In Fig. 14, we compare the proportion of reached population based on static and dynamic view of the population. With the static view, we assume that people are where they sleep (i.e., night-time population) which is a typical assumption in most studies, whereas with the dynamic view of the population we estimate the number of people in the shop’s proximity based on the mobile phone data. Introducing a dynamic population to the analysis matters, as in some areas, the static population underestimates the reached population (Fig. 14a), whereas in other areas it overestimates the reached population (Fig. 14b).

Fig. 14
figure 14

Population accessing grocery Shop 1 (above) and Shop 2 (below) in 15 minutes by public transport between 17:00–18:00. The number of reached population is proportional to the number of inhabitants in the HMA (1,154,967 on 31.12.2017). In the case of Shop 1, the static population data underestimates the number of people reaching the shop by approximately 9,000 individuals (a), whereas in the case of Shop 2, the static population overestimates the reached population by approximately 7,000 people (c).

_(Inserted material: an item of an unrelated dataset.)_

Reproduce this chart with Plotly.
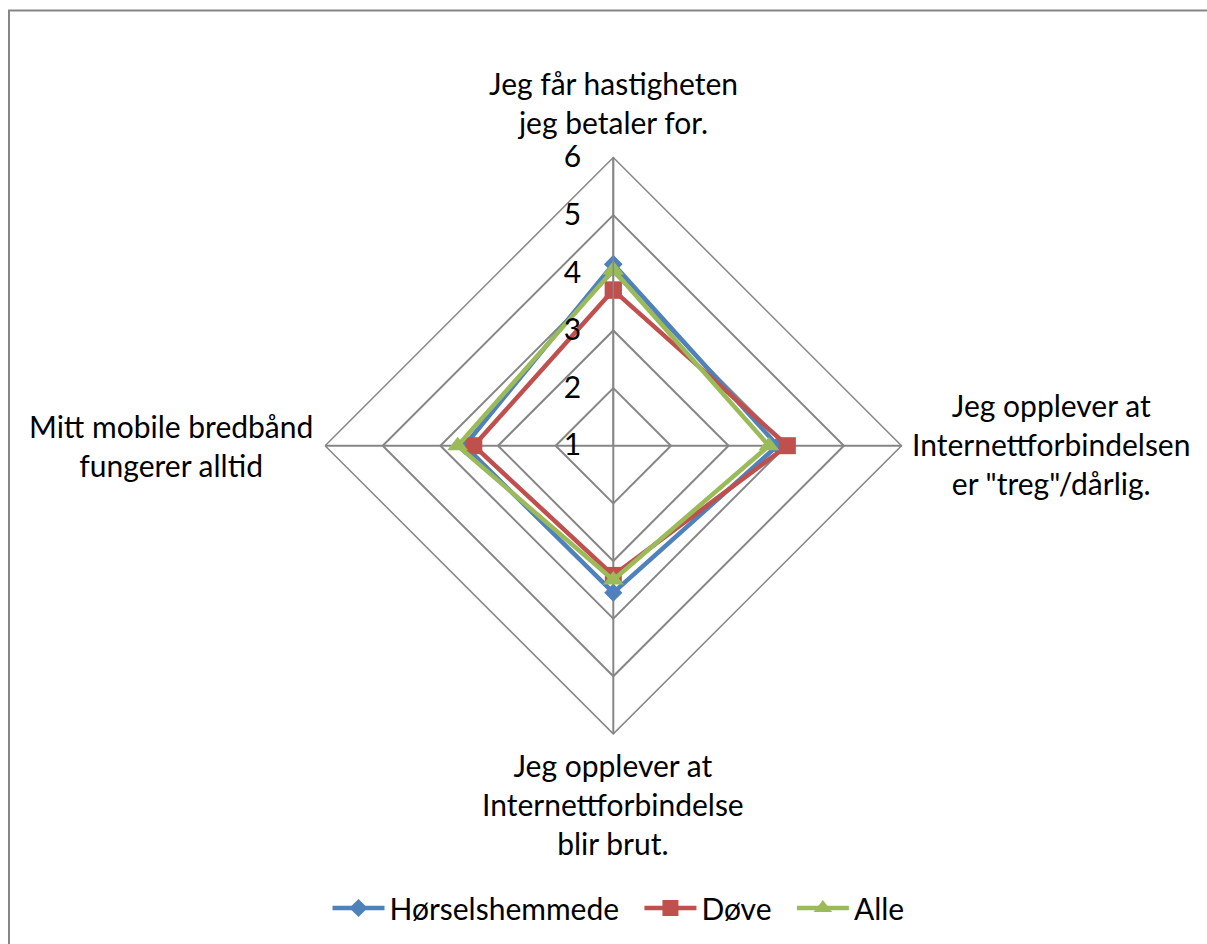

The mobility dataset presented here also makes it possible to analyse dynamic accessibility of a service network as a whole. At the level of the whole study area, there is little difference in the cumulative number of people that can reach the closest grocery shop between static and dynamic population data. Regardless of the time of day, the difference in the proportion of reached population is less than 10% between the two datasets, although the static population data tends to overestimate the accessibility of the closest shop on time distances above 10 minutes during the daytime (Fig. 15). The network of open grocery shops is dense and widely distributed across the study area both during the day and night with 32 grocery shops open round the clock. Thus, the distance to the nearest grocery shop is constant in the HMA, although the population distribution fluctuates in space.

Fig. 15
figure 15

Accessibility to the closest grocery shop (n = 418) using public transport between (a) 01:00–02:00, (b) 17:00–18:00, (c) 22:00–23:00, (d) shows the cumulative sum of population reaching the closest grocery shop by public transport.

The accessibility of the closest grocery shop is poorest during the night-time (Fig. 15a,d), when the service level of the public transport network is at its lowest. Thus, the areas with the best accessibility are generally within walking distance of an open shop. Regardless of this, approximately 26% of the population in HMA can access the closet grocery shop within 15 minutes, based on the dynamic population data and 23% based on the static population data. Overall, the accessibility of grocery shops is good during the day. During the daytime, most parts of the study area belong to the 10-minute accessibility zone (Fig. 15b,d). The accessibility gradually starts to decrease after 21:00, when the number of open shops and public transport service level decreases. Between 22:00–23:00, the accessibility of grocery shops is almost as good as during the daytime (Fig. 15c,d) as the proportion of reaching people remains very high (93%), although over 50% of the shops are closed. Based on these examples, it is evident that the difference in grocery shop accessibility between hours is mainly caused by the variation in public transport supply and opening hours of shops, and less due to variation in locations of people.